===== Exercise materials =====

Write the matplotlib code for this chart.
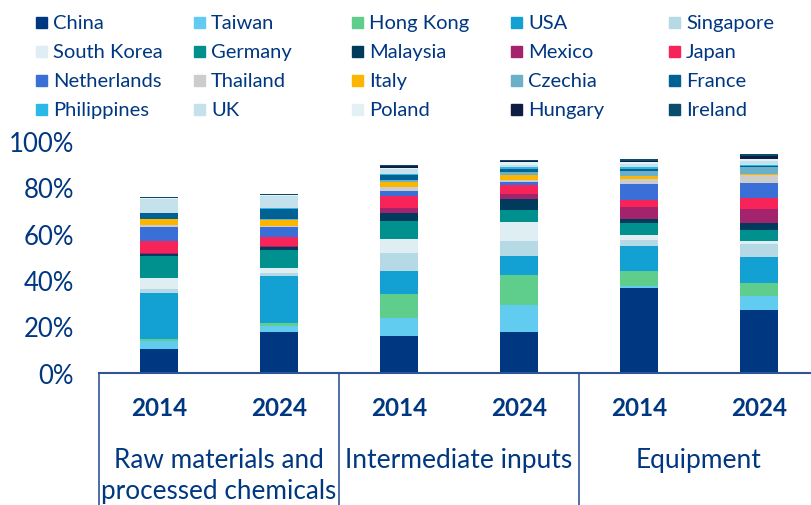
import matplotlib
matplotlib.use("Agg")
import matplotlib.pyplot as plt
from matplotlib.patches import Rectangle
import numpy as np

plt.rcParams['font.family'] = ['Lato', 'DejaVu Sans']

countries = ["China", "Taiwan", "Hong Kong", "USA", "Singapore",
             "South Korea", "Germany", "Malaysia", "Mexico", "Japan",
             "Netherlands", "Thailand", "Italy", "Czechia", "France",
             "Philippines", "UK", "Poland", "Hungary", "Ireland"]
colors = ["#003781", "#62cbf0", "#5fcd8b", "#13a0d3", "#b6d9e6",
          "#dfeef2", "#00908d", "#003a5d", "#a3246d", "#f62459",
          "#3a6fd8", "#cccccc", "#fdb600", "#6ab0c8", "#006192",
          "#2ab8e8", "#c5e1ec", "#e3f1f5", "#0e1e43", "#0a4c6e"]

bar_years = ["2014", "2024", "2014", "2024", "2014", "2024"]
groups = ["Raw materials and\nprocessed chemicals", "Intermediate inputs", "Equipment"]

# shares (%) per country, one value per bar (Raw14, Raw24, Int14, Int24, Eq14, Eq24)
china       = [10.2, 17.7, 15.9, 17.7, 36.3, 26.8]
taiwan      = [3.2, 2.2, 7.6, 11.5, 1.2, 6.3]
hong_kong   = [0.9, 1.4, 10.5, 12.8, 6.2, 5.5]
usa         = [20.0, 20.3, 10.0, 8.2, 11.0, 11.1]
singapore   = [1.6, 1.4, 7.8, 6.8, 2.7, 5.8]
south_korea = [4.8, 2.2, 5.9, 7.8, 2.0, 1.3]
germany     = [9.7, 7.8, 7.8, 5.5, 5.2, 4.9]
malaysia    = [0.9, 1.4, 3.6, 4.8, 1.6, 2.9]
mexico      = [0.3, 0.1, 2.0, 2.2, 5.5, 6.2]
japan       = [5.2, 4.2, 5.0, 3.5, 3.0, 4.5]
netherlands = [6.0, 4.0, 2.5, 1.4, 6.6, 6.6]
thailand    = [0.7, 0.4, 1.4, 0.8, 2.3, 3.2]
italy       = [2.6, 2.9, 2.4, 2.5, 1.4, 0.7]
czechia     = [0.4, 0.4, 0.8, 0.9, 2.0, 2.9]
france      = [2.3, 4.3, 2.3, 1.4, 1.0, 0.6]
philippines = [0.2, 0.2, 0.4, 1.0, 0.7, 0.3]
uk          = [6.0, 5.3, 2.0, 1.0, 1.4, 1.7]
poland      = [0.2, 0.4, 0.6, 1.1, 0.9, 0.9]
hungary     = [0.1, 0.1, 0.8, 0.5, 0.5, 1.4]
ireland     = [0.5, 0.5, 0.3, 0.6, 0.9, 0.6]

series = [china, taiwan, hong_kong, usa, singapore, south_korea, germany,
          malaysia, mexico, japan, netherlands, thailand, italy, czechia,
          france, philippines, uk, poland, hungary, ireland]

navy = "#003781"
W, H = 812, 506
fig = plt.figure(figsize=(W / 100, H / 100), dpi=100)
ax = fig.add_axes([99 / W, (H - 373.5) / H, 720 / W, 231.5 / H])

x = np.arange(len(bar_years))
bottom = np.zeros(len(bar_years))
for vals, col in zip(series, colors):
    v = np.array(vals)
    ax.bar(x, v, width=0.32, bottom=bottom, color=col, edgecolor='none')
    bottom += v

ax.set_xlim(-0.5, 5.5)
ax.set_ylim(0, 100)
ax.set_yticks(np.arange(0, 101, 20))
ax.set_yticklabels([f"{t}%" for t in range(0, 101, 20)])
ax.tick_params(axis='y', length=0, pad=18, labelsize=18.5, labelcolor=navy)
ax.set_xticks([])
for s in ['top', 'right', 'left']:
    ax.spines[s].set_visible(False)
ax.spines['bottom'].set_color("#2f5597")
ax.spines['bottom'].set_linewidth(1.5)

tr = ax.get_xaxis_transform()
for xi, lab in zip(x, bar_years):
    ax.text(xi, -35 / 231.5, lab, transform=tr, ha='center', va='center',
            fontsize=17.5, color=navy, fontweight='bold')

for gi, g in enumerate(groups):
    cx = gi * 2 + 0.5
    if "\n" in g:
        ax.text(cx, -103 / 231.5, g, transform=tr, ha='center', va='center',
                fontsize=18.8, color=navy, linespacing=1.3)
    else:
        ax.text(cx, -87 / 231.5, g, transform=tr, ha='center', va='center',
                fontsize=19, color=navy)

for sx in [-0.5, 1.5, 3.5, 5.5]:
    ax.plot([sx, sx], [0, -0.6], transform=tr, color="#2f5597", lw=1.2,
            clip_on=False)

# legend grid
col_x = [36, 194, 352, 511, 669]
row_y = [23.5, 52.5, 81.5, 110.5]
for i, (name, col) in enumerate(zip(countries, colors)):
    r, c = divmod(i, 5)
    x0 = col_x[c]
    y0 = row_y[r]
    fig.patches.append(Rectangle((x0 / W, 1 - (y0 + 5.5) / H), 11 / W, 11 / H,
                                 transform=fig.transFigure, color=col))
    fig.text((x0 + 17) / W, 1 - y0 / H, name, ha='left', va='center',
             fontsize=14.5, color=navy)

fig.savefig("out.png", dpi=100)
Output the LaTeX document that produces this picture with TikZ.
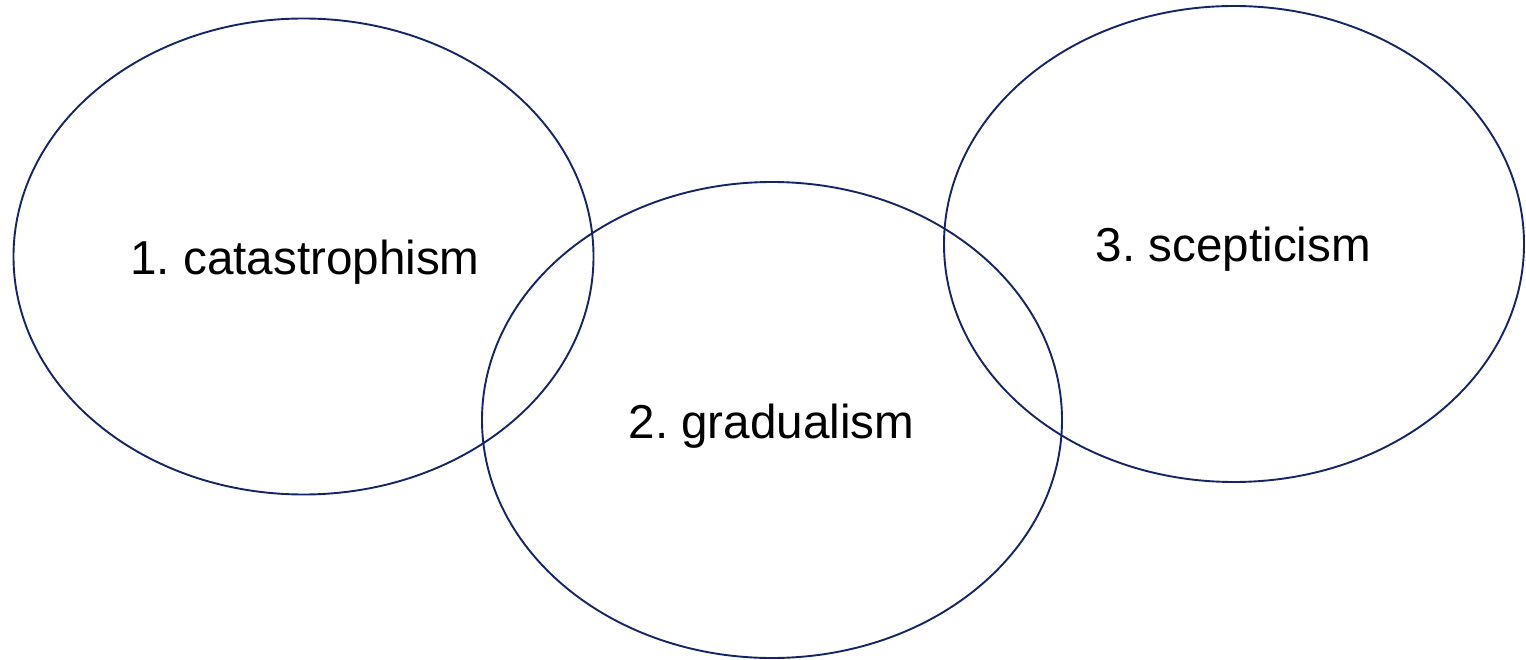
\documentclass[tikz,border=0pt]{standalone}
\usepackage{fontspec}
\setmainfont{Liberation Sans}
\usetikzlibrary{shapes.geometric}
\definecolor{navy}{RGB}{20,36,100}
\frenchspacing
\begin{document}
\begin{tikzpicture}[x=1pt,y=-1pt,
  circ/.style={ellipse,draw=navy,line width=1.9pt,inner sep=0pt,minimum width=580pt,minimum height=476pt},
  lbl/.style={anchor=base,font=\fontsize{47.6}{56}\selectfont,text=black,inner sep=0pt}]
\useasboundingbox (0,0) rectangle (1526,660);
\node[circ] (e1) at (303.5,256.5) {};
\node[circ] (e2) at (772,420) {};
\node[circ] (e3) at (1234,244) {};
\node[lbl] (t1) at (305,275) {1. catastrophism};
\node[lbl] (t2) at (771.5,438) {2. gradualism};
\node[lbl] (t3) at (1233.5,261.5) {3. scepticism};
\end{tikzpicture}
\end{document}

=====

- _Exercise_:
With the pictures left out, restate word for word every line of the data above, from the first down to the line that contains "plt.rcParams['font.family'] = ['Lato', 'DejaVu".

- _Solution_:
Write the matplotlib code for this chart.
import matplotlib
matplotlib.use("Agg")
import matplotlib.pyplot as plt
from matplotlib.patches import Rectangle
import numpy as np

plt.rcParams['font.family'] = ['Lato', 'DejaVu Sans']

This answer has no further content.